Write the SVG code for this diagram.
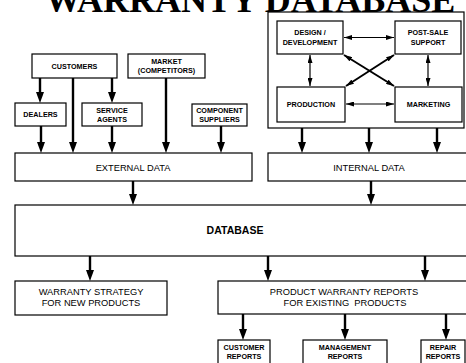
<svg xmlns="http://www.w3.org/2000/svg" width="466" height="363" viewBox="0 0 466 363">
  <style>
    rect.box { fill: #fff; stroke: #000; stroke-width: 1.2; }
    rect.frame { fill: none; stroke: #000; stroke-width: 1.2; }
    .title { font-family: "Liberation Serif", "Times New Roman", serif; font-weight: bold; font-size: 36px; fill: #000; }
    .lbl { font-family: "Liberation Sans", Arial, sans-serif; font-weight: bold; font-size: 7.2px; text-anchor: middle; fill: #000; }
    .big { font-family: "Liberation Sans", Arial, sans-serif; font-size: 9.3px; text-anchor: middle; fill: #000; }
    .db { font-family: "Liberation Sans", Arial, sans-serif; font-weight: bold; font-size: 10.5px; text-anchor: middle; fill: #000; }
    .flow { stroke: #000; stroke-width: 2.4; fill: none; marker-end: url(#head); }
    .link { stroke: #000; stroke-width: 1.2; fill: none; marker-start: url(#tip); marker-end: url(#tip); }
    .cross { stroke: #000; stroke-width: 2; fill: none; marker-start: url(#tip); marker-end: url(#tip); }
  </style>
  <defs>
    <!-- heavy data-flow arrowhead; line ends 5 units short of the tip -->
    <marker id="head" markerUnits="userSpaceOnUse" viewBox="0 0 11 8" refX="5" refY="4" markerWidth="11" markerHeight="8" orient="auto">
      <path d="M0,0 L11,4 L0,8 z" fill="#000"/>
    </marker>
    <!-- small two-way arrowhead for the internal departments -->
    <marker id="tip" markerUnits="userSpaceOnUse" viewBox="0 0 8 5" refX="8" refY="2.5" markerWidth="8" markerHeight="5" orient="auto-start-reverse">
      <path d="M0,0 L8,2.5 L0,5 z" fill="#000"/>
    </marker>
  </defs>

  <rect width="466" height="363" fill="#fff"/>

  <!-- external sources -->
  <g id="customers">
    <rect class="box" x="32" y="54" width="85" height="24"/>
    <text class="lbl" x="74.5" y="68.6">CUSTOMERS</text>
  </g>
  <g id="market">
    <rect class="box" x="128" y="54" width="77" height="24"/>
    <text class="lbl" x="166.5" y="63.5">MARKET</text>
    <text class="lbl" x="166.5" y="72.5">(COMPETITORS)</text>
  </g>
  <g id="dealers">
    <rect class="box" x="15" y="103" width="51" height="23"/>
    <text class="lbl" x="40.5" y="117">DEALERS</text>
  </g>
  <g id="service-agents">
    <rect class="box" x="82" y="103" width="60" height="23"/>
    <text class="lbl" x="112" y="112.5">SERVICE</text>
    <text class="lbl" x="112" y="121.5">AGENTS</text>
  </g>
  <g id="component-suppliers">
    <rect class="box" x="192" y="104" width="55" height="22"/>
    <text class="lbl" x="219.5" y="113">COMPONENT</text>
    <text class="lbl" x="219.5" y="122">SUPPLIERS</text>
  </g>

  <!-- internal departments -->
  <g id="internal-group">
    <rect class="frame" x="268" y="12" width="196" height="116"/>
  </g>
  <g id="design">
    <rect class="box" x="277" y="21" width="66" height="33"/>
    <text class="lbl" x="310" y="35">DESIGN /</text>
    <text class="lbl" x="310" y="44.5">DEVELOPMENT</text>
  </g>
  <g id="post-sale">
    <rect class="box" x="395" y="21" width="66" height="33"/>
    <text class="lbl" x="428" y="35">POST-SALE</text>
    <text class="lbl" x="428" y="44.5">SUPPORT</text>
  </g>
  <g id="production">
    <rect class="box" x="277" y="87" width="68" height="35"/>
    <text class="lbl" x="311" y="106.5">PRODUCTION</text>
  </g>
  <g id="marketing">
    <rect class="box" x="395" y="87" width="67" height="35"/>
    <text class="lbl" x="428.5" y="106.5">MARKETING</text>
  </g>

  <!-- data stores -->
  <g id="external-data">
    <rect class="box" x="15" y="153" width="237" height="28"/>
    <text class="big" x="133" y="170.5">EXTERNAL DATA</text>
  </g>
  <g id="internal-data">
    <rect class="box" x="268" y="153" width="202" height="28"/>
    <text class="big" x="369" y="170.5">INTERNAL DATA</text>
  </g>
  <g id="database">
    <rect class="box" x="15" y="205" width="456" height="51"/>
    <text class="db" x="235" y="233.5">DATABASE</text>
  </g>

  <!-- outputs -->
  <g id="warranty-strategy">
    <rect class="box" x="15" y="281" width="152" height="34"/>
    <text class="big" x="91" y="295">WARRANTY STRATEGY</text>
    <text class="big" x="91" y="306">FOR NEW PRODUCTS</text>
  </g>
  <g id="product-warranty-reports">
    <rect class="box" x="218" y="281" width="252" height="33"/>
    <text class="big" x="344" y="295">PRODUCT WARRANTY REPORTS</text>
    <text class="big" x="345" y="306" xml:space="preserve">FOR EXISTING  PRODUCTS</text>
  </g>
  <g id="customer-reports">
    <rect class="box" x="218" y="340" width="52" height="27"/>
    <text class="lbl" x="244" y="349.5">CUSTOMER</text>
    <text class="lbl" x="244" y="359">REPORTS</text>
  </g>
  <g id="management-reports">
    <rect class="box" x="303" y="340" width="84" height="27"/>
    <text class="lbl" x="345" y="349.5">MANAGEMENT</text>
    <text class="lbl" x="345" y="359">REPORTS</text>
  </g>
  <g id="repair-reports">
    <rect class="box" x="421" y="340" width="44" height="27"/>
    <text class="lbl" x="443" y="349.5">REPAIR</text>
    <text class="lbl" x="443" y="359">REPORTS</text>
  </g>

  <!-- connectors -->
  <g id="connectors">
    <line class="flow" x1="40" y1="78" x2="40" y2="97"/>
    <line class="flow" x1="112" y1="78" x2="112" y2="97"/>
    <line class="flow" x1="73" y1="78" x2="73" y2="147"/>
    <line class="flow" x1="166" y1="78" x2="166" y2="147"/>
    <line class="flow" x1="41" y1="126" x2="41" y2="147"/>
    <line class="flow" x1="112" y1="126" x2="112" y2="147"/>
    <line class="flow" x1="221" y1="126" x2="221" y2="147"/>
    <line class="flow" x1="302" y1="128" x2="302" y2="147"/>
    <line class="flow" x1="369" y1="128" x2="369" y2="147"/>
    <line class="flow" x1="437" y1="128" x2="437" y2="147"/>
    <line class="flow" x1="133" y1="181" x2="133" y2="199"/>
    <line class="flow" x1="371" y1="181" x2="371" y2="199"/>
    <line class="flow" x1="90" y1="256" x2="90" y2="275"/>
    <line class="flow" x1="268" y1="256" x2="268" y2="275"/>
    <line class="flow" x1="425" y1="256" x2="425" y2="275"/>
    <line class="flow" x1="243" y1="314" x2="243" y2="334"/>
    <line class="flow" x1="345" y1="314" x2="345" y2="334"/>
    <line class="flow" x1="446" y1="314" x2="446" y2="334"/>

    <line class="link" x1="344" y1="37.5" x2="394" y2="37.5"/>
    <line class="link" x1="310" y1="55" x2="310" y2="86"/>
    <line class="link" x1="428" y1="55" x2="428" y2="86"/>
    <line class="link" x1="346" y1="104" x2="394" y2="104"/>
    <line class="cross" x1="344" y1="55" x2="394" y2="86"/>
    <line class="cross" x1="394" y1="55" x2="346" y2="86"/>
  </g>

  <!-- heading above the internal frame -->
  <text class="title" x="45" y="12">WARRANTY DATABASE</text>
</svg>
■ ■ ■ ■ ■ ■ ■
Give back every line exactly as it stands, pictures excluded.

**Final result**
Write the SVG code for this diagram.
<svg xmlns="http://www.w3.org/2000/svg" width="466" height="363" viewBox="0 0 466 363">
  <style>
    rect.box { fill: #fff; stroke: #000; stroke-width: 1.2; }
    rect.frame { fill: none; stroke: #000; stroke-width: 1.2; }
    .title { font-family: "Liberation Serif", "Times New Roman", serif; font-weight: bold; font-size: 36px; fill: #000; }
    .lbl { font-family: "Liberation Sans", Arial, sans-serif; font-weight: bold; font-size: 7.2px; text-anchor: middle; fill: #000; }
    .big { font-family: "Liberation Sans", Arial, sans-serif; font-size: 9.3px; text-anchor: middle; fill: #000; }
    .db { font-family: "Liberation Sans", Arial, sans-serif; font-weight: bold; font-size: 10.5px; text-anchor: middle; fill: #000; }
    .flow { stroke: #000; stroke-width: 2.4; fill: none; marker-end: url(#head); }
    .link { stroke: #000; stroke-width: 1.2; fill: none; marker-start: url(#tip); marker-end: url(#tip); }
    .cross { stroke: #000; stroke-width: 2; fill: none; marker-start: url(#tip); marker-end: url(#tip); }
  </style>
  <defs>
    <!-- heavy data-flow arrowhead; line ends 5 units short of the tip -->
    <marker id="head" markerUnits="userSpaceOnUse" viewBox="0 0 11 8" refX="5" refY="4" markerWidth="11" markerHeight="8" orient="auto">
      <path d="M0,0 L11,4 L0,8 z" fill="#000"/>
    </marker>
    <!-- small two-way arrowhead for the internal departments -->
    <marker id="tip" markerUnits="userSpaceOnUse" viewBox="0 0 8 5" refX="8" refY="2.5" markerWidth="8" markerHeight="5" orient="auto-start-reverse">
      <path d="M0,0 L8,2.5 L0,5 z" fill="#000"/>
    </marker>
  </defs>

  <rect width="466" height="363" fill="#fff"/>

  <!-- external sources -->
  <g id="customers">
    <rect class="box" x="32" y="54" width="85" height="24"/>
    <text class="lbl" x="74.5" y="68.6">CUSTOMERS</text>
  </g>
  <g id="market">
    <rect class="box" x="128" y="54" width="77" height="24"/>
    <text class="lbl" x="166.5" y="63.5">MARKET</text>
    <text class="lbl" x="166.5" y="72.5">(COMPETITORS)</text>
  </g>
  <g id="dealers">
    <rect class="box" x="15" y="103" width="51" height="23"/>
    <text class="lbl" x="40.5" y="117">DEALERS</text>
  </g>
  <g id="service-agents">
    <rect class="box" x="82" y="103" width="60" height="23"/>
    <text class="lbl" x="112" y="112.5">SERVICE</text>
    <text class="lbl" x="112" y="121.5">AGENTS</text>
  </g>
  <g id="component-suppliers">
    <rect class="box" x="192" y="104" width="55" height="22"/>
    <text class="lbl" x="219.5" y="113">COMPONENT</text>
    <text class="lbl" x="219.5" y="122">SUPPLIERS</text>
  </g>

  <!-- internal departments -->
  <g id="internal-group">
    <rect class="frame" x="268" y="12" width="196" height="116"/>
  </g>
  <g id="design">
    <rect class="box" x="277" y="21" width="66" height="33"/>
    <text class="lbl" x="310" y="35">DESIGN /</text>
    <text class="lbl" x="310" y="44.5">DEVELOPMENT</text>
  </g>
  <g id="post-sale">
    <rect class="box" x="395" y="21" width="66" height="33"/>
    <text class="lbl" x="428" y="35">POST-SALE</text>
    <text class="lbl" x="428" y="44.5">SUPPORT</text>
  </g>
  <g id="production">
    <rect class="box" x="277" y="87" width="68" height="35"/>
    <text class="lbl" x="311" y="106.5">PRODUCTION</text>
  </g>
  <g id="marketing">
    <rect class="box" x="395" y="87" width="67" height="35"/>
    <text class="lbl" x="428.5" y="106.5">MARKETING</text>
  </g>

  <!-- data stores -->
  <g id="external-data">
    <rect class="box" x="15" y="153" width="237" height="28"/>
    <text class="big" x="133" y="170.5">EXTERNAL DATA</text>
  </g>
  <g id="internal-data">
    <rect class="box" x="268" y="153" width="202" height="28"/>
    <text class="big" x="369" y="170.5">INTERNAL DATA</text>
  </g>
  <g id="database">
    <rect class="box" x="15" y="205" width="456" height="51"/>
    <text class="db" x="235" y="233.5">DATABASE</text>
  </g>

  <!-- outputs -->
  <g id="warranty-strategy">
    <rect class="box" x="15" y="281" width="152" height="34"/>
    <text class="big" x="91" y="295">WARRANTY STRATEGY</text>
    <text class="big" x="91" y="306">FOR NEW PRODUCTS</text>
  </g>
  <g id="product-warranty-reports">
    <rect class="box" x="218" y="281" width="252" height="33"/>
    <text class="big" x="344" y="295">PRODUCT WARRANTY REPORTS</text>
    <text class="big" x="345" y="306" xml:space="preserve">FOR EXISTING  PRODUCTS</text>
  </g>
  <g id="customer-reports">
    <rect class="box" x="218" y="340" width="52" height="27"/>
    <text class="lbl" x="244" y="349.5">CUSTOMER</text>
    <text class="lbl" x="244" y="359">REPORTS</text>
  </g>
  <g id="management-reports">
    <rect class="box" x="303" y="340" width="84" height="27"/>
    <text class="lbl" x="345" y="349.5">MANAGEMENT</text>
    <text class="lbl" x="345" y="359">REPORTS</text>
  </g>
  <g id="repair-reports">
    <rect class="box" x="421" y="340" width="44" height="27"/>
    <text class="lbl" x="443" y="349.5">REPAIR</text>
    <text class="lbl" x="443" y="359">REPORTS</text>
  </g>

  <!-- connectors -->
  <g id="connectors">
    <line class="flow" x1="40" y1="78" x2="40" y2="97"/>
    <line class="flow" x1="112" y1="78" x2="112" y2="97"/>
    <line class="flow" x1="73" y1="78" x2="73" y2="147"/>
    <line class="flow" x1="166" y1="78" x2="166" y2="147"/>
    <line class="flow" x1="41" y1="126" x2="41" y2="147"/>
    <line class="flow" x1="112" y1="126" x2="112" y2="147"/>
    <line class="flow" x1="221" y1="126" x2="221" y2="147"/>
    <line class="flow" x1="302" y1="128" x2="302" y2="147"/>
    <line class="flow" x1="369" y1="128" x2="369" y2="147"/>
    <line class="flow" x1="437" y1="128" x2="437" y2="147"/>
    <line class="flow" x1="133" y1="181" x2="133" y2="199"/>
    <line class="flow" x1="371" y1="181" x2="371" y2="199"/>
    <line class="flow" x1="90" y1="256" x2="90" y2="275"/>
    <line class="flow" x1="268" y1="256" x2="268" y2="275"/>
    <line class="flow" x1="425" y1="256" x2="425" y2="275"/>
    <line class="flow" x1="243" y1="314" x2="243" y2="334"/>
    <line class="flow" x1="345" y1="314" x2="345" y2="334"/>
    <line class="flow" x1="446" y1="314" x2="446" y2="334"/>

    <line class="link" x1="344" y1="37.5" x2="394" y2="37.5"/>
    <line class="link" x1="310" y1="55" x2="310" y2="86"/>
    <line class="link" x1="428" y1="55" x2="428" y2="86"/>
    <line class="link" x1="346" y1="104" x2="394" y2="104"/>
    <line class="cross" x1="344" y1="55" x2="394" y2="86"/>
    <line class="cross" x1="394" y1="55" x2="346" y2="86"/>
  </g>

  <!-- heading above the internal frame -->
  <text class="title" x="45" y="12">WARRANTY DATABASE</text>
</svg>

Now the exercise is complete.